A Better Way to Dance
The second point goes well beyond the question of who does the choreography. Yes, even in a choreographed ballroom dance, the male is still responsible for controlling his partner’s momentum, and the female who wishes to be an effective dancer learns to cede that control to him. But people seem to forget that this is only so because most ballroom dances have been designed that way. Ballroom dance evolved in a society that believed a man’s role was to lead and control and a woman’s role was to submit and follow. The dance form reflects that manmade social ideal.
Dancing doesn’t have to be that way.
In American contra dance, long lines of partners face off. They cross, spin, walk back and forth, come together in pairs to twirl, then separate again, each couple moving up and down the line. Once again, they are following a specific choreography, generally coached along by a caller. But in this dance form, one member of each couple isn’t required to control the other’s movements. Creating a beautiful dance requires that both dancers claim authority over their own momentum and move together through the patterns. Because of the slower pace and greater independence of the dancers, each partner is free to add their own movements, as long as they don’t interfere with the greater pattern (watch an example here).
The options for gender roles in dance are as varied as dance itself. There are the solo dances of Irish stepdancing, which are performed alone. Men and women may wear different kinds of shoes—but both are expected to wield power and grace while skipping through the most intricate footwork imaginable.
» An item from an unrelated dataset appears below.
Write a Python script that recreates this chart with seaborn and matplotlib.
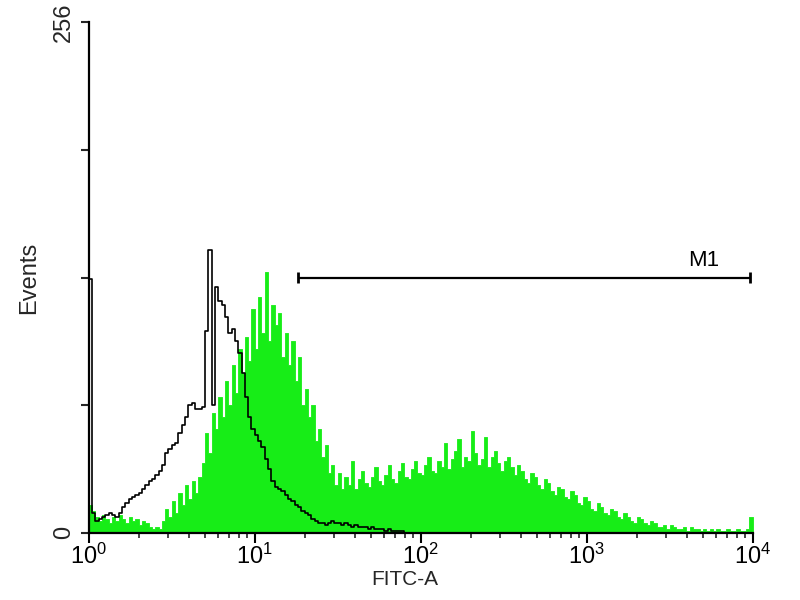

In other words, some dancers are called to remain single! There is Scottish Highland dancing, where men and women actively compete against each other in the same dances. And quite often, the women win these competitions. Or there is the tango, a ballroom dance famous for its drama, much of which comes from the constant tension and battle for control between the two dancers. And yes, there is swing dancing, where the man manages the woman’s momentum, or figure skating, where he uses his upper body strength to lift her high into the air.
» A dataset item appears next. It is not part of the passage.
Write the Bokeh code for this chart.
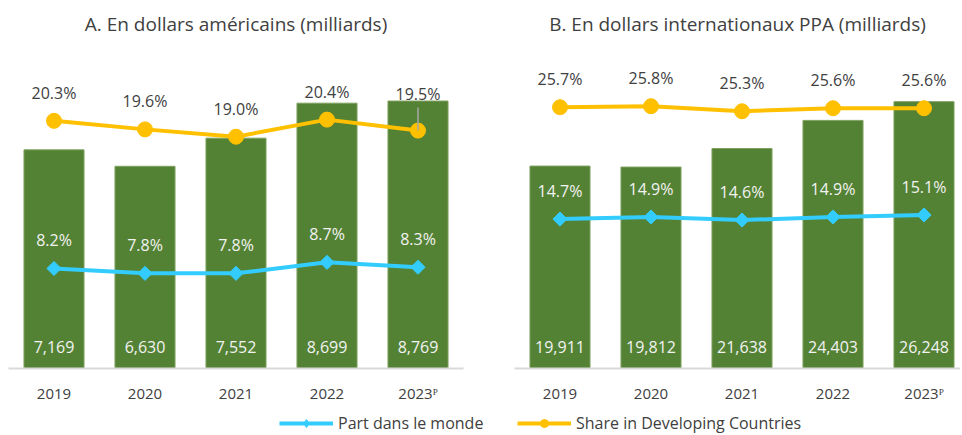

All of these dance forms yield beautiful, if very different, results. But the point to take away is that they are the way they are because human beings created them, in different environments, for different purposes. One is not superior to another. No one form of dance is the ultimate style to which all others should aspire. And the unique human beings who perform them may find that they work best when one partner spends most of the time directing the momentum of both—or they may find that they prefer to share responsibility and use the extra freedom to add a special twirl of their own. They may utilize the man’s upper body strength and the woman’s smaller size to perform spectacular lifts—or they may find that they are too well-matched in body type to make this practical and prefer the swings of Irish figure dancing, where the weight of each dancer is required to offset the other.
Similarly, in marriage, some couples may find that they have different strengths and abilities, and may freely agree to defer to each other in certain kinds of decision-making. For others, the ability to act independently may be vital in building a common life together. In all cases, dancing with a partner means that ultimate authority rests with a higher power, not one dancer or the other. What matters is that other Christians respect these decisions as personal choices and not divine mandates. Every couple needs to be free to dance to their strengths. God, the master choreographer, is perfectly capable of using each to create a beautiful work of art.